It’s February and in university towns all over the country you can see the desk lamps glowing deep into the night as students try and cram in some last minute revision. Everyone knows this isn’t the best way to study however, and with some forethought and a bit of planning it’s perfectly possible to steer clear of the dreaded ‘all-nighter’. Here’s how:
Use your calendar
Exams, tests and assessments don’t suddenly appear out of thin air, they’re scheduled well in advance. This gives you plenty of time to prepare and plan so that you can give yourself time to absorb information and then retain it. Of course, you don’t want to start too early in the year (and it’s difficult to revise over Christmas and New Year) but you’ll be amazed at how much getting a head start helps you retain facts and figures – and at how much it reduces your stress levels.
Find a study buddy
Get together with someone else and revise together. You don’t have to be mates necessarily, because a good study buddy needs different characteristics to a good friend. Pair up with someone more diligent than you and they’ll be a good influence, choose someone a bit wayward and you’ll have the satisfaction of keeping them on track – and if you’re studying the same course then both of you will also be revising when you’re testing each other.
Turn off distractions
Social media sites like Twitter and Facebook are great fun, but they’re also terrible distractions. Try and revise away from your computer, tablet or phone and if that’s not possible investigate those apps and programs that allow you to ‘block’ social networks for a specified period (there’s no point in blocking the Internet because you’ll probably need to use that). Try Googling ‘block online distractions’ and you’ll find plenty of suggestions.

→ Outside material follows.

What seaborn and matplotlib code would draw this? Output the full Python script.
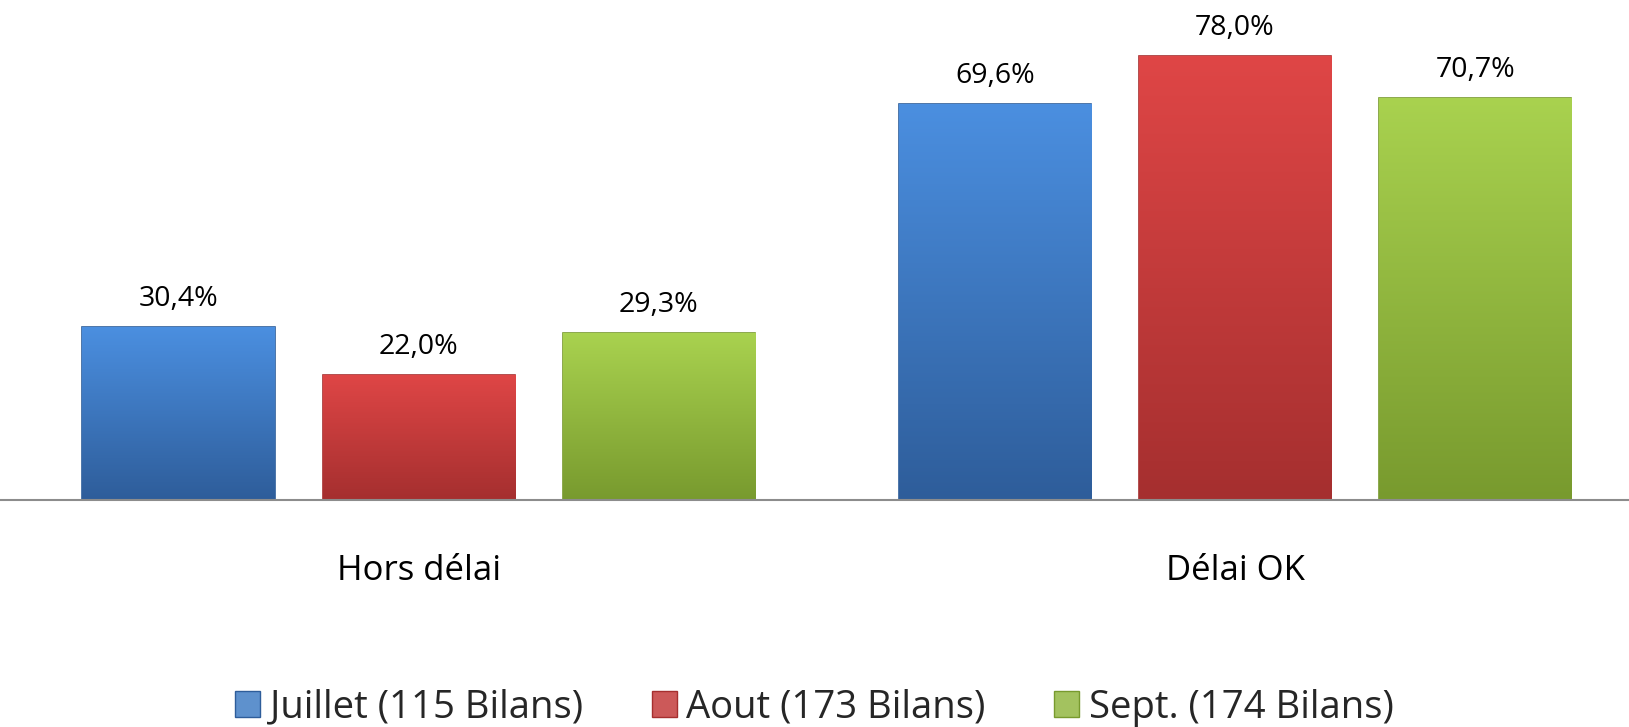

Use the help that’s available
Too many students ignore the practical, structured help that’s available from their university in terms of catch-up classes, study groups, revision aids (yes, many students arrive at university simply not knowing how to revise and need to be shown how) and even personal tutors. Talk to the staff and student advice centre and find out what revision advice is on offer – and don’t be shy of asking for help.
P.S. All nighters don’t always work anyway…
Finally, research suggests that you need eight or nine hours of sleep to be at your best, so pulling an all-nighter may simply be counter-productive, and instead of arriving at the exam fresh and well-rested, you’ll be exhausted (and probably jittery from all the caffeine you’ve gone through trying to stay awake!).